The amendments, which cleared the legislature yesterday morning, would ban transfers of presale house purchase agreements and require legal entities to obtain permission from their respective governing authority before buying a residential unit.
Evertrust Rehouse Co (永慶房屋) said the legislation in essence limits presale housing projects to buyers with real demand and puts an end to people profiting from reselling purchase agreements that cost relatively little.
Photo: CNA
“The revisions aim to stem short-term property speculation for presale and existing housing, which would help make house prices in Taiwan more reasonable,” Evertrust Rehouse deputy research head Chen Chin-ping (陳金萍) said, adding that unaffordable housing has ranked the No. 1 public complaint over past few years, especially among young people.
Investment-minded holders of presale house contracts would opt out and take a loss if necessary, as some would not have the financial means to absorb the mortgage burdens, Evertrust Rehouse said.

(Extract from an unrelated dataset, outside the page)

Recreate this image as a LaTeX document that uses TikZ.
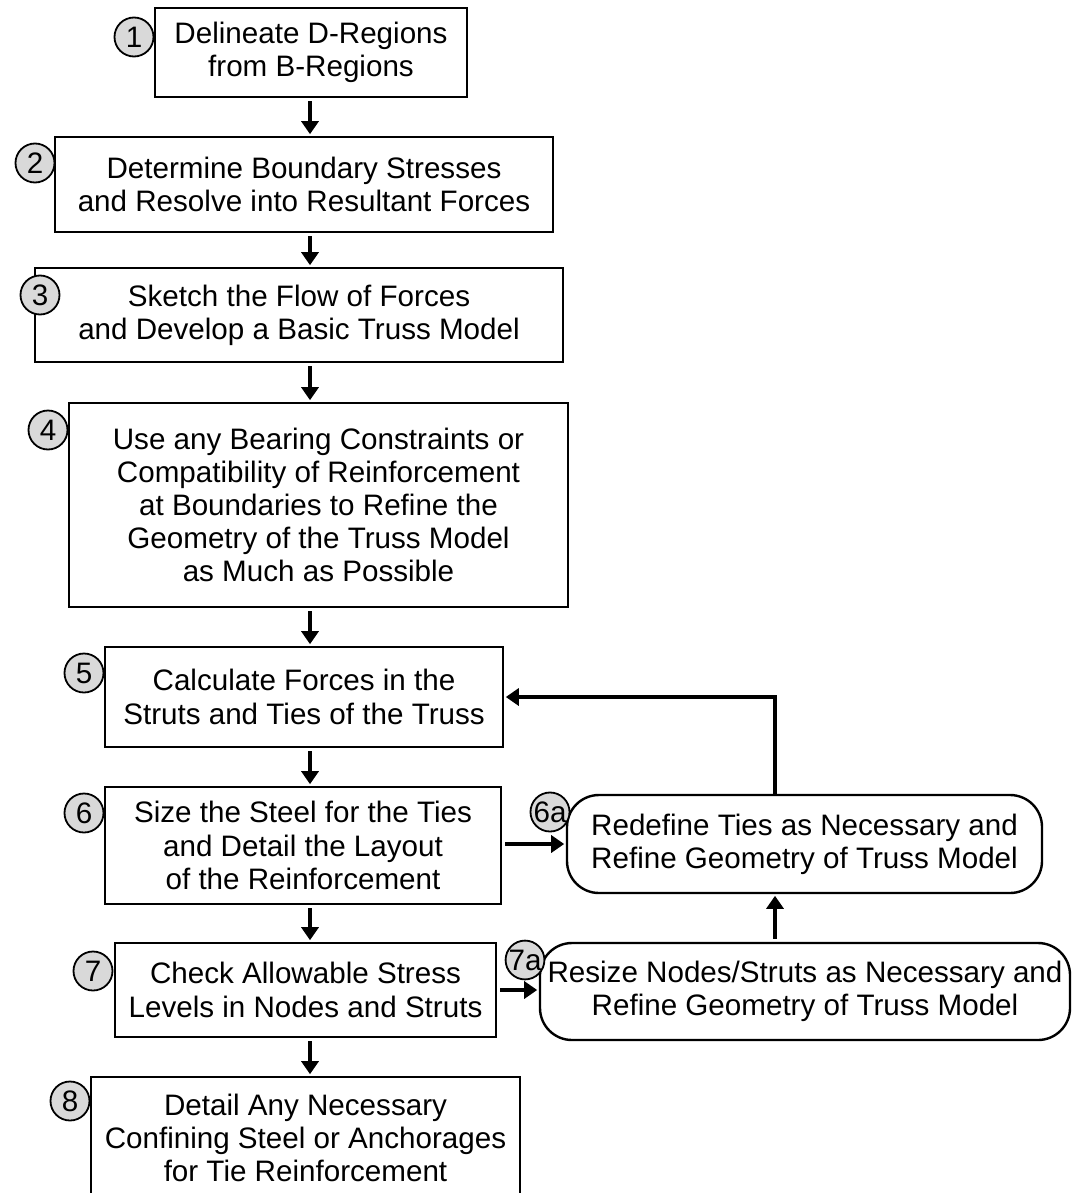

The legislation should succeed in calming house price increase expectations and prevent a bubble from forming, the broker said.
Sinyi Realty Inc (信義房屋) said the requirement that legal entities gain approval before buying real estate would slow luxury house transactions and dampen capital repatriation.
Some people have channeled money from abroad to buy luxury houses in Taiwan to dodge stiff income taxes abroad, while others have used upscale housing to protect themselves from inflation, Sinyi said.
The amendments could discourage such practices, which noticeably cooled last year due to interest rate hikes, unfavorable tax terms and other headwinds, Sinyi said.
H&B Realty Co (住商不動產) said that the slowdown in the local housing market has to do with the amendments being proposed in July last year.
Investors have since fled the market, although they were hoping the government might back off, H&B research manager Jessica Hsu (徐佳馨) said.
“Panic selling looks inevitable and might cause a splash,” Hsu said.
However, it is too early to tell if there would be evident housing price corrections, she said.
Rather, the requirement to gain permission might discourage urban renewal projects, Hsu added.